Is there a programer here, is a visual damage totally different thing than mechanical damage? I mean, is it simple to add a string that if my front end is smashed all the way to my windshield to make the engine die, and not able to continue?
Quote from Boris Lozac : i am not even sure does Scawen even wants that in the first place, and that makes me sad..

Don't be sad about an assumption you make that may have no grounding in fact or truth. Be happy he's given us such a great sim to play with.
Quote from Boris Lozac :Yea, you're right...
Is there a programer here, is a visual damage totally different thing than mechanical damage? I mean, is it simple to add a string that if my front end is smashed all the way to my windshield to make the engine die, and not able to continue?

I'd think calculating accelerations and G-forces during collision detection would be one solution to decide whether the engine had suffered catastrophic damage (severed from chassis, bent stuff inside, etc). Of course over-reving would blow bolts through aluminum too, but we have that already in some form.

Radiator damage might be linked to body deformation (vertice thisandthat moves -50 units on X-axis -> punctures radiator -> roll 1D10 how many minutes it'll keep working until dying).

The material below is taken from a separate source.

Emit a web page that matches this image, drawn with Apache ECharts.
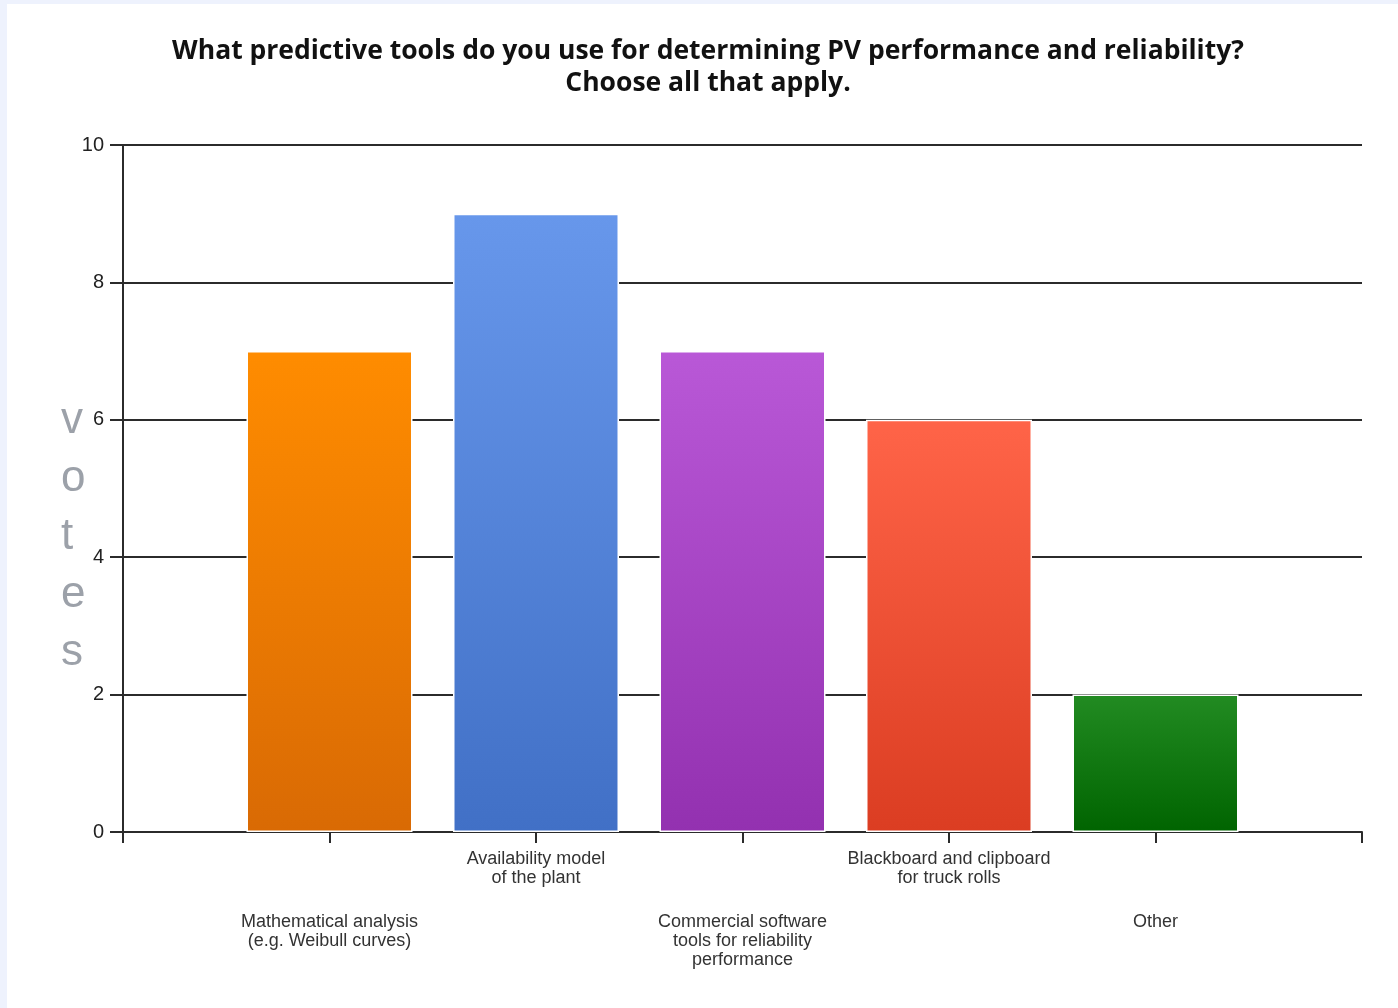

EDIT: Is there any Insim apps that can receive telemetry data in high detail? Info about inertia, de-acceleration, G-forces and so on?
#124 - Woz
Quote from al heeley :I've thought a lot about this in the past. Random failures will be more irritation than immersion. Now if you input some failures related to how hard you are pushing the mechanics, then there's the gamble that can add loads to gameplay, style and strategy. But random failures - no way, it woould drive people away. It's not life, it's a game, it's a sim. People want to have fun. Random failures may be too realistic for a leisure sim, IMO.

I agree. If you do something stupid that causes the car damage etc thats fine. Then its teh drivers fault but random... no
Quote from Mike85 :It shouldn't be random. Because it would kill the competition. But the "randomnes" would come later when the engine model is complete. Then it would be exciting.

Its already exciting racing wheel to wheel in LFS. Atleast that thing works in LFS.

There is no such thing as random engine failure. It's always down to human errors such as driver mistreatment, engineering/technical faults, unforseen environmental factors, etc.

Until the day engines are properly simulated along with environmental factors e.g. dust and LFS becomes a true racing simulator that covers both the driving and engineering side, there shouldn't be "random" engine failures.

On the flipside, if a car hits a wall at any speed over say 0-30km/h it should suffer coolant leaks, engine misalignment, etc and effectively DNFed. Same for silly kerbing, where it should result in broken suspension and of course another DNF. These are what I agree should be there because these cases have real causes and aren't random.